Gods, Musicians and the Bizarre - Bronze Sculptures of India
Indian artisans have been casting brass and bronze sculptures for thousands of years. Representations of Narashima, avatar of Vishnu, date back to the 3rd century CE. Narashima takes the form of a man with the head of a lion. Across many cultures there are mythical forms that combine a human form with some attributes of a powerful animal, in this case to represent superhuman strength.
The hooded cobras protecting Narashima's back and head in this Narashima sculpture represent the protection of deep forces in the world, and also in our psyche, protecting the sacred attributes of the god.
Leaving behind the spiritual realm, the next sculpture is of a domestic scene, one familiar to anyone living in an Indian village. A woman is grinding something, possibly alium, onion seeds, on an etched table, large enough to sit on. Her child is sitting by her, one hand on her shoulder.
This is a tribal sculpture, the woman has two large nose rings. The sculpture has a blackened finish.
Brass bands may be an unexpected part of Indian culture but any wedding procession weaving its way through the neighbourhood will have a noisy brass band. This saxophone player is one of several musicians we have at the Silk Road Gallery. I love the stance, very cool, and the details like the jaunty hat and the ponytail. In fact this sculpture of a musician seems to take a lot of its form from the style of American jazz musicians.
Now we enter the realm of the bizarre with this sculpture of a turtle being ridden by an animal, perhaps a monkey. What's even more bizarre is that the monkey is steering the turtle using two snakes as reins.
I love the details like the spirals of the turtle's ears and the cross hatching that creates the texture on the turtle's back. The monkey looks completely at ease as if taking a turtle for a ride is simply what every good monkey will do.
This elegant verdigris statue is an oil lamp in the form of a bird. The body of the bird lifts up to reveal the oil container and you place a cotton wick in the oil and along the spout. You light the oil soaked wick at the end of the spout. When you lift the lid you change the centre of gravity so the elegant rear foot is there to preserve the balance.
Now we enter the world of the really bizarre - an anthropomorphic statue of horned figure with a tall chimney like hat. The centre of the statue is a face with slit like eyes, long curved fangs, or a moustache, and a set of graveyard teeth that could be menacing but are maybe grinning. Round the back is a wide aperture which suggests that red hot charcoal could be placed inside the head with a result of glowing eyes and, with addition of some powdered incense, smoke rising through the hats and emanating through all the apertures. Smoke Gets In Your Eyes.

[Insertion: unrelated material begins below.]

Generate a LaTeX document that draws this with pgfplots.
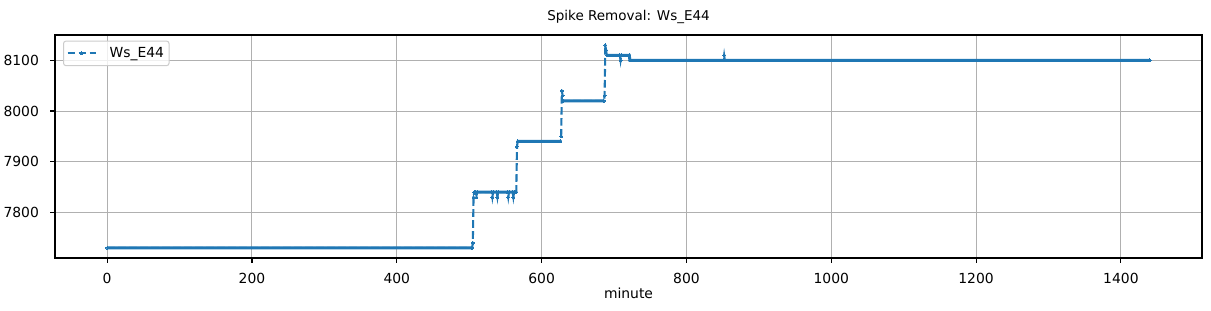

The horns and the hat all detach.
Back to a domestic scene with this statue of a hunter complete with bow and arrow and slain animal over his back. He's standing between palm trees which are being climbed by two villagers with jugs over their arms. Maybe they're collecting fruit or honey?
Down below, on the ground, a woman is holding a large bottle while a man is lying prone, passed out from too much liquor yet still holding his bottle.